I work mainly with photography, video and installation. My background is in photography, so I’m always interested in pictorial representation. My main theoretical influences are in psychoanalysis and feminist theory. Throughout the years I’ve switched from taking the photos to use already existing material – be it archive images or advertising photo.
What was your first experience with art?
Since I didn’t show any special talents for visual art in my childhood, my encounters with it were mostly random. I was very keen on books, so the first experiences were probably browsing through some artist’ monographies we had at home.
In high school, I wanted to become a filmmaker, but decided to take on photography first. The fact that I ended up in art academy instead of filmschool was almost an accident but a very lucky one because already from day one I felt I’m in the right place.

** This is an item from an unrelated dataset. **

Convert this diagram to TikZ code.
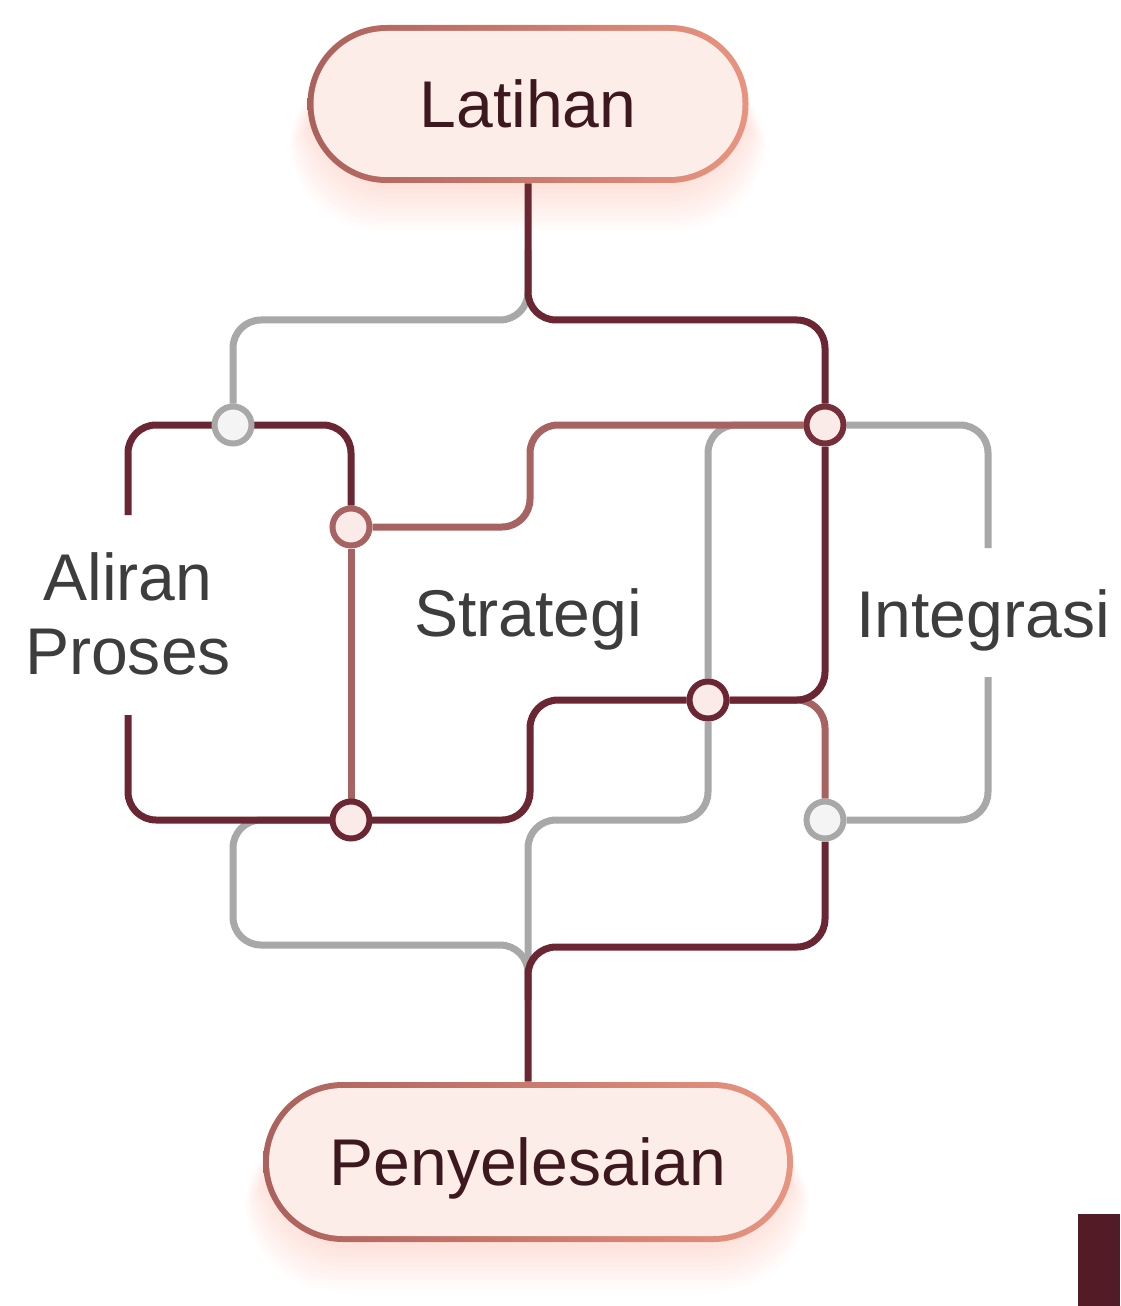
\documentclass[tikz,border=0pt]{standalone}
\usepackage{fontspec}
\setmainfont{Liberation Sans}
\pgfdeclarelayer{background}
\pgfsetlayers{background,main}

\newlength{\du}
\setlength{\du}{0.025cm}

\definecolor{darkline}{rgb}{0.420000, 0.150000, 0.200000}
\definecolor{roseline}{rgb}{0.650000, 0.390000, 0.380000}
\definecolor{grayline}{rgb}{0.660000, 0.660000, 0.660000}
\definecolor{pillfill}{rgb}{0.990000, 0.930000, 0.910000}
\definecolor{pillleft}{rgb}{0.670000, 0.380000, 0.360000}
\definecolor{pillright}{rgb}{0.910000, 0.580000, 0.500000}
\definecolor{glowcolor}{rgb}{0.980000, 0.600000, 0.500000}
\definecolor{junctionfill}{rgb}{0.985000, 0.920000, 0.910000}
\definecolor{junctiongray}{rgb}{0.955000, 0.955000, 0.955000}
\definecolor{labeltext}{rgb}{0.240000, 0.240000, 0.240000}
\definecolor{pilltext}{rgb}{0.240000, 0.100000, 0.120000}
\definecolor{cornerblock}{rgb}{0.320000, 0.105000, 0.145000}

\tikzset{
  track/.style={line width=7\du, rounded corners=28\du},
  junction/.style={circle, line width=6\du, minimum size=37\du, inner sep=0pt, fill=junctionfill},
  pillrim/.style={rectangle, inner sep=0pt, left color=pillleft, right color=pillright},
  pillcore/.style={rectangle, inner sep=0pt, fill=pillfill, text=pilltext, text depth=0pt,
    font=\fontsize{47}{56}\selectfont},
  lbl/.style={text=labeltext, font=\fontsize{47}{53}\selectfont}
}

\begin{document}
\begin{tikzpicture}
\pgftransformxscale{1.000000}
\pgftransformyscale{-1.000000}
\useasboundingbox (0\du,0\du) rectangle (1120\du,1306\du);

% pills
\node[pillrim, minimum width=441\du, minimum height=158\du, rounded corners=79\du] (latRim) at (528\du,104\du) {};
\node[pillcore, minimum width=429\du, minimum height=146\du, rounded corners=73\du] (lat) at (latRim) {Latihan};
\node[pillrim, minimum width=530\du, minimum height=160\du, rounded corners=80\du] (penRim) at (528\du,1162\du) {};
\node[pillcore, minimum width=518\du, minimum height=148\du, rounded corners=74\du] (pen) at (penRim) {Penyelesaian};

% junctions
\node[junction, draw=grayline, fill=junctiongray] (jL) at (233\du,425\du) {};
\node[junction, draw=roseline] (jS1) at (351\du,527\du) {};
\node[junction, draw=darkline] (jS2) at (351\du,820\du) {};
\node[junction, draw=darkline!85!roseline] (jR1) at (825\du,425\du) {};
\node[junction, draw=darkline] (jM) at (708\du,700\du) {};
\node[junction, draw=grayline, fill=junctiongray] (jR2) at (825\du,820\du) {};

% open ends of the brackets
\coordinate (aTop) at (128\du,515\du);
\coordinate (aBot) at (128\du,715\du);
\coordinate (iTop) at (988\du,548\du);
\coordinate (iBot) at (988\du,677\du);

% labels
\node[lbl, align=center] (aliran) at (128\du,614\du) {Aliran\\Proses};
\node[lbl, anchor=base] (strategi) at (528\du,636\du) {Strategi};
\node[lbl, anchor=base] (integrasi) at (983\du,637\du) {Integrasi};

\begin{pgfonlayer}{background}
% glow under the pills
\foreach \k in {1,...,10}
{
\fill[glowcolor, opacity=0.03, rounded corners=90\du] ({(310-2*\k)*\du},{(60)*\du}) rectangle ({(745+2*\k)*\du},{(185+4.5*\k)*\du});
\fill[glowcolor, opacity=0.03, rounded corners=90\du] ({(265-2*\k)*\du},{(1120)*\du}) rectangle ({(789+2*\k)*\du},{(1244+4.5*\k)*\du});
}
% gray tracks
\draw[track, grayline] (528\du,250\du) |- (233\du,320\du) -- (jL);
\draw[track, grayline] (jR1) -| (iTop);
\draw[track, grayline] (iBot) |- (jR2);
\draw[track, grayline] (jR1) -| (jM);
\draw[track, grayline] (jM) |- (528\du,820\du) -- (528\du,1000\du);
\draw[track, grayline] (jS2) -| (233\du,945\du) -| (528\du,1000\du);
% rose tracks
\draw[track, roseline] (jS1) -- (jS2);
\draw[track, roseline] (jS1) -- (530\du,527\du) |- (jR1);
\draw[track, roseline] (jM) -| (jR2);
% dark tracks
\draw[track, darkline] (latRim.south) |- (825\du,320\du) -- (jR1);
\draw[track, darkline] (aTop) |- (351\du,425\du) -- (jS1);
\draw[track, darkline] (aBot) |- (530\du,820\du) |- (jM);
\draw[track, darkline] (jR1) |- (jM);
\draw[track, darkline] (jR2) |- (528\du,947\du) -- (penRim.north);
\end{pgfonlayer}

\fill[cornerblock] (1078\du,1214\du) rectangle (1120\du,1306\du);
\end{tikzpicture}
\end{document}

What is your greatest source of inspiration?
Images. Objects. Ideas.
What do you need in order to create your work?
Time and solitude. My thinking process is quite slow, so it takes time to find the appropriate form and format for my ideas. It is difficult for me to focus and to shut out practical things like unanswered e-mails, household and other obligations, so I’m struggling a lot to find a good workflow. But when I succeed, it’s a total bliss!
What are you working on at the moment?
Right now there are two works I’m developing. One of them is a collaboration with Katrin Kamrau and is based on the material found in the archive of Agfa-Gevaert company in Mortsel, Belgium. We started to visit the archive in the beginning of 2015 and it’s an amazing source for images and documents related to industrial production and distribution of photographic materials.
The second one is a 3D animation inspired by the advertising campaign of DeBeers in 2005 with the headline “Women of the World, Raise Your Right Hand”. Taking the story of diamonds as a point of departure, I’ll try to explore how the ideas related to desire and luxury are sustained and promoted in our culture.
What work or artist has most recently surprised you?
A video installation Blind Spot by Taavi Talve in Kumu Art Museum, Tallinn. Perhaps ‘surprised’ is not the most accurate description, I’d rather use the expression ‘moved’. It’s a beautifully written and directed film that tries to track down Estonian actress Epp Kotkas, who was a close collaborator of Yvonne Rainer and Babette Mangolte in 1970s.